— start AVAILABLE DATA —

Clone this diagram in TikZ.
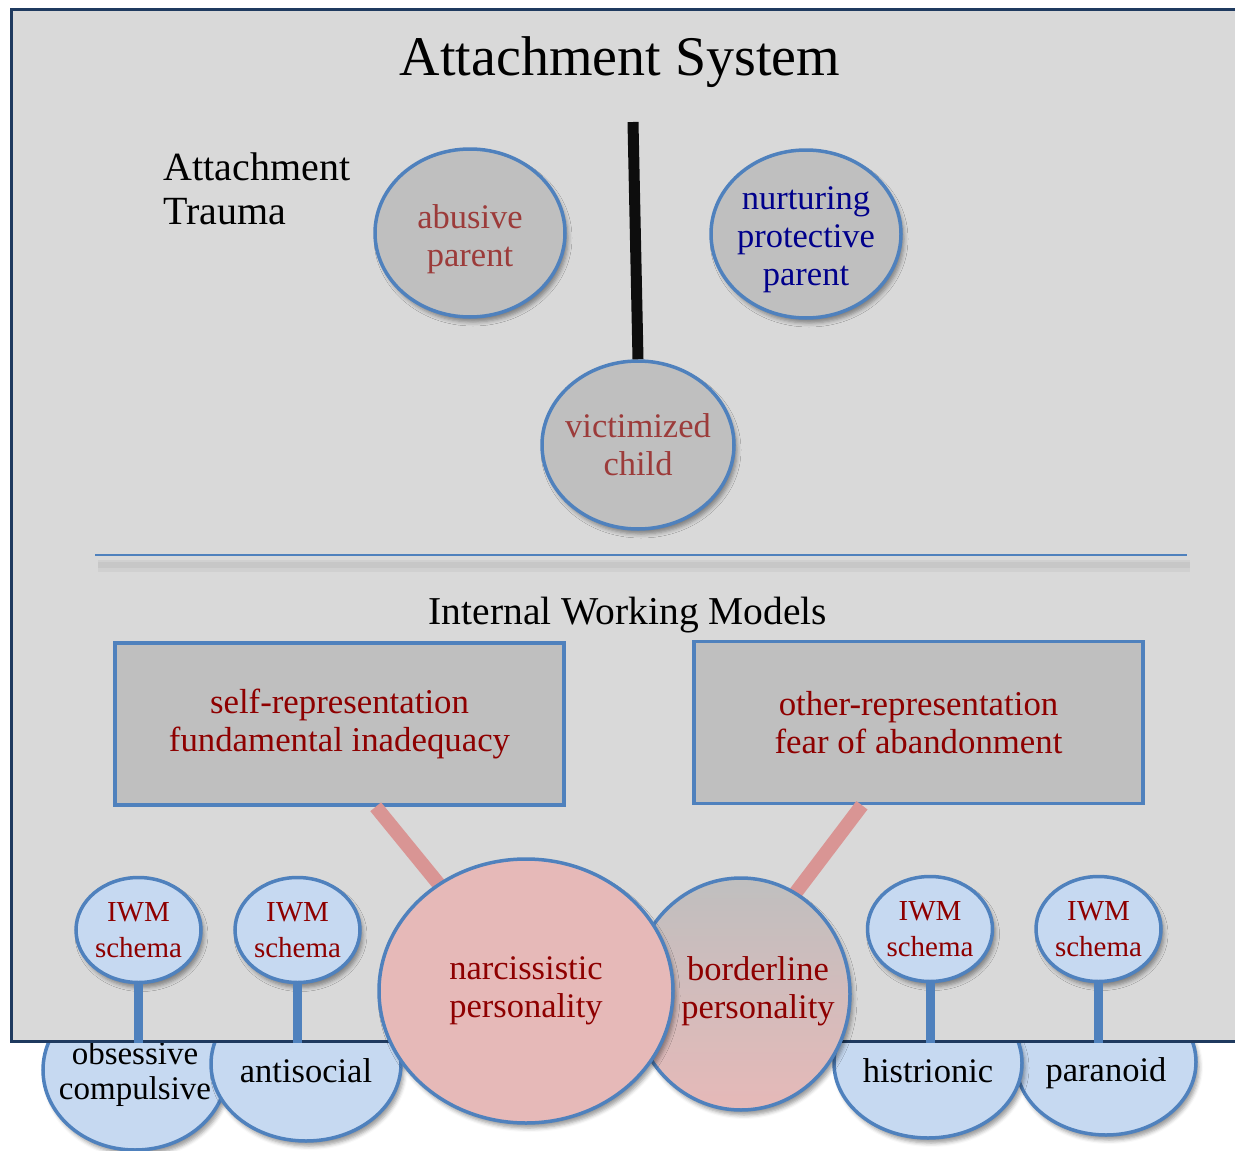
\documentclass[tikz,border=0pt]{standalone}
\usepackage{fontspec}
\setmainfont{Liberation Serif}
\usetikzlibrary{positioning}
\usetikzlibrary{shapes}
\usetikzlibrary{calc}
\usetikzlibrary{shadows.blur}
\definecolor{framegray}{HTML}{D9D9D9}
\definecolor{framenavy}{HTML}{1F3A5F}
\definecolor{boxgray}{HTML}{BFBFBF}
\definecolor{bordblue}{HTML}{4F81BD}
\definecolor{lightblue}{HTML}{C6D9F1}
\definecolor{pinkfill}{HTML}{E6B9B8}
\definecolor{pinkline}{HTML}{D99594}
\definecolor{darkred}{HTML}{8E0000}
\definecolor{rustred}{HTML}{9C3B3A}
\definecolor{navytext}{HTML}{00008B}

\begin{document}
\begin{tikzpicture}[x=1pt, y=-1pt,
    sh/.style={blur shadow={shadow xshift=3pt, shadow yshift=-5pt, shadow blur radius=4pt, shadow opacity=40}},
    bub/.style={ellipse, draw=bordblue, line width=3.5pt, inner sep=-10pt, align=center, font=\fontsize{34.5}{38}\selectfont, sh},
    lbl/.style={align=center, inner sep=0pt, font=\fontsize{34.5}{38}\selectfont},
    grayb/.style={bub, fill=boxgray, minimum width=190pt, minimum height=168pt},
    lowb/.style={bub, fill=lightblue, text=black},
    iwm/.style={bub, fill=lightblue, text=darkred, minimum width=125pt, minimum height=105pt, font=\fontsize{29}{36}\selectfont},
    rep/.style={rectangle, draw=bordblue, fill=boxgray, line width=3.5pt, minimum width=449pt, minimum height=162pt, align=center, text=darkred, font=\fontsize{34.8}{38}\selectfont},
    link/.style={pinkline, line width=14pt},
    stem/.style={bordblue, line width=9pt}]
    \useasboundingbox (0,0) rectangle (1235,1151);

    \node[lowb, minimum width=184pt, minimum height=160pt, label={[lbl, name=obsessivet, yshift=-4pt, font=\fontsize{33}{35}\selectfont]center:obsessive\\compulsive}] (obsessive) at (135,1070) {};
    \node[lowb, minimum width=190pt, minimum height=154pt, label={[lbl, name=antisocialt, yshift=-7pt]center:antisocial}] (antisocial) at (306,1064) {};
    \node[lowb, minimum width=180pt, minimum height=146pt, label={[lbl, name=paranoidt, yshift=-11pt]center:paranoid}] (paranoid) at (1106,1062) {};
    \node[lowb, minimum width=188pt, minimum height=150pt, label={[lbl, name=histrionict, yshift=-8pt]center:histrionic}] (histrionic) at (928,1063) {};

    \node[rectangle, draw=framenavy, fill=framegray, line width=3pt, anchor=north west, minimum width=1240pt, minimum height=1032pt] (frame) at (10,8) {};

    \node[font=\fontsize{56}{60}\selectfont] (title) at (620,62) {Attachment System};
    \node[font=\fontsize{40}{44}\selectfont, align=left, anchor=west] (trauma) at (160,189) {Attachment\\Trauma};

    \node[grayb, label={[lbl, name=abusivet, text=rustred, yshift=-6.5pt]center:abusive\\parent}] (abusive) at (470,233) {};
    \node[grayb, label={[lbl, name=nurturingt, text=navytext, yshift=-6pt]center:nurturing\\protective\\parent}] (nurturing) at (806,234) {};
    \node[grayb, text=rustred, minimum width=192pt] (child) at (638,445) {victimized\\child};
    \coordinate (stick) at (633,122);
    \draw[black!95, line width=11pt] (stick) -- (child.north);

    \draw[black, opacity=0.04, line width=12pt] (98,566) -- (1190,566);
    \draw[black, opacity=0.04, line width=6pt] (98,565) -- (1190,565);
    \draw[bordblue, line width=2.5pt] (95,555) -- (1187,555);

    \node[font=\fontsize{39.5}{42}\selectfont] (iwmtitle) at (628,615) {Internal Working Models};
    \node[rep] (selfrep) at (339.5,724) {self-representation\\fundamental inadequacy};
    \node[rep] (otherrep) at (918.5,722.5) {other-representation\\fear of abandonment};

    \coordinate (narcc) at (526,991);
    \coordinate (bordc) at (741,994);
    \coordinate (bordaim) at (719,994);
    \draw[link] ($(selfrep.south west)!0.58!(selfrep.south east)$) -- (narcc);
    \draw[link] ($(otherrep.south west)!0.375!(otherrep.south east)$) -- (bordaim);

    \node[bub, top color=boxgray, bottom color=pinkfill, minimum width=218pt, minimum height=232pt, label={[lbl, name=borderlinet, text=darkred, xshift=17pt, yshift=2.5pt]center:borderline\\personality}] (borderline) at (bordc) {};
    \node[bub, fill=pinkfill, minimum width=294pt, minimum height=264pt, text=darkred] (narc) at (narcc) {narcissistic\\personality};

    \node[iwm] (iwm1) at (138.5,930) {IWM\\schema};
    \node[iwm] (iwm2) at (297.5,930) {IWM\\schema};
    \node[iwm] (iwm3) at (930,929) {IWM\\schema};
    \node[iwm] (iwm4) at (1098.5,929) {IWM\\schema};

    \draw[stem] (iwm1.south) -- (iwm1.south |- frame.south);
    \draw[stem] (iwm2.south) -- (iwm2.south |- frame.south);
    \draw[stem] (iwm3.south) -- (iwm3.south |- frame.south);
    \draw[stem] (iwm4.south) -- (iwm4.south |- frame.south);
\end{tikzpicture}
\end{document}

— end AVAILABLE DATA —

Leave the pictures out and copy the rest of the data exactly.

Clone this diagram in TikZ.
\documentclass[tikz,border=0pt]{standalone}
\usepackage{fontspec}
\setmainfont{Liberation Serif}
\usetikzlibrary{positioning}
\usetikzlibrary{shapes}
\usetikzlibrary{calc}
\usetikzlibrary{shadows.blur}
\definecolor{framegray}{HTML}{D9D9D9}
\definecolor{framenavy}{HTML}{1F3A5F}
\definecolor{boxgray}{HTML}{BFBFBF}
\definecolor{bordblue}{HTML}{4F81BD}
\definecolor{lightblue}{HTML}{C6D9F1}
\definecolor{pinkfill}{HTML}{E6B9B8}
\definecolor{pinkline}{HTML}{D99594}
\definecolor{darkred}{HTML}{8E0000}
\definecolor{rustred}{HTML}{9C3B3A}
\definecolor{navytext}{HTML}{00008B}

\begin{document}
\begin{tikzpicture}[x=1pt, y=-1pt,
    sh/.style={blur shadow={shadow xshift=3pt, shadow yshift=-5pt, shadow blur radius=4pt, shadow opacity=40}},
    bub/.style={ellipse, draw=bordblue, line width=3.5pt, inner sep=-10pt, align=center, font=\fontsize{34.5}{38}\selectfont, sh},
    lbl/.style={align=center, inner sep=0pt, font=\fontsize{34.5}{38}\selectfont},
    grayb/.style={bub, fill=boxgray, minimum width=190pt, minimum height=168pt},
    lowb/.style={bub, fill=lightblue, text=black},
    iwm/.style={bub, fill=lightblue, text=darkred, minimum width=125pt, minimum height=105pt, font=\fontsize{29}{36}\selectfont},
    rep/.style={rectangle, draw=bordblue, fill=boxgray, line width=3.5pt, minimum width=449pt, minimum height=162pt, align=center, text=darkred, font=\fontsize{34.8}{38}\selectfont},
    link/.style={pinkline, line width=14pt},
    stem/.style={bordblue, line width=9pt}]
    \useasboundingbox (0,0) rectangle (1235,1151);

    \node[lowb, minimum width=184pt, minimum height=160pt, label={[lbl, name=obsessivet, yshift=-4pt, font=\fontsize{33}{35}\selectfont]center:obsessive\\compulsive}] (obsessive) at (135,1070) {};
    \node[lowb, minimum width=190pt, minimum height=154pt, label={[lbl, name=antisocialt, yshift=-7pt]center:antisocial}] (antisocial) at (306,1064) {};
    \node[lowb, minimum width=180pt, minimum height=146pt, label={[lbl, name=paranoidt, yshift=-11pt]center:paranoid}] (paranoid) at (1106,1062) {};
    \node[lowb, minimum width=188pt, minimum height=150pt, label={[lbl, name=histrionict, yshift=-8pt]center:histrionic}] (histrionic) at (928,1063) {};

    \node[rectangle, draw=framenavy, fill=framegray, line width=3pt, anchor=north west, minimum width=1240pt, minimum height=1032pt] (frame) at (10,8) {};

    \node[font=\fontsize{56}{60}\selectfont] (title) at (620,62) {Attachment System};
    \node[font=\fontsize{40}{44}\selectfont, align=left, anchor=west] (trauma) at (160,189) {Attachment\\Trauma};

    \node[grayb, label={[lbl, name=abusivet, text=rustred, yshift=-6.5pt]center:abusive\\parent}] (abusive) at (470,233) {};
    \node[grayb, label={[lbl, name=nurturingt, text=navytext, yshift=-6pt]center:nurturing\\protective\\parent}] (nurturing) at (806,234) {};
    \node[grayb, text=rustred, minimum width=192pt] (child) at (638,445) {victimized\\child};
    \coordinate (stick) at (633,122);
    \draw[black!95, line width=11pt] (stick) -- (child.north);

    \draw[black, opacity=0.04, line width=12pt] (98,566) -- (1190,566);
    \draw[black, opacity=0.04, line width=6pt] (98,565) -- (1190,565);
    \draw[bordblue, line width=2.5pt] (95,555) -- (1187,555);

    \node[font=\fontsize{39.5}{42}\selectfont] (iwmtitle) at (628,615) {Internal Working Models};
    \node[rep] (selfrep) at (339.5,724) {self-representation\\fundamental inadequacy};
    \node[rep] (otherrep) at (918.5,722.5) {other-representation\\fear of abandonment};

    \coordinate (narcc) at (526,991);
    \coordinate (bordc) at (741,994);
    \coordinate (bordaim) at (719,994);
    \draw[link] ($(selfrep.south west)!0.58!(selfrep.south east)$) -- (narcc);
    \draw[link] ($(otherrep.south west)!0.375!(otherrep.south east)$) -- (bordaim);

    \node[bub, top color=boxgray, bottom color=pinkfill, minimum width=218pt, minimum height=232pt, label={[lbl, name=borderlinet, text=darkred, xshift=17pt, yshift=2.5pt]center:borderline\\personality}] (borderline) at (bordc) {};
    \node[bub, fill=pinkfill, minimum width=294pt, minimum height=264pt, text=darkred] (narc) at (narcc) {narcissistic\\personality};

    \node[iwm] (iwm1) at (138.5,930) {IWM\\schema};
    \node[iwm] (iwm2) at (297.5,930) {IWM\\schema};
    \node[iwm] (iwm3) at (930,929) {IWM\\schema};
    \node[iwm] (iwm4) at (1098.5,929) {IWM\\schema};

    \draw[stem] (iwm1.south) -- (iwm1.south |- frame.south);
    \draw[stem] (iwm2.south) -- (iwm2.south |- frame.south);
    \draw[stem] (iwm3.south) -- (iwm3.south |- frame.south);
    \draw[stem] (iwm4.south) -- (iwm4.south |- frame.south);
\end{tikzpicture}
\end{document}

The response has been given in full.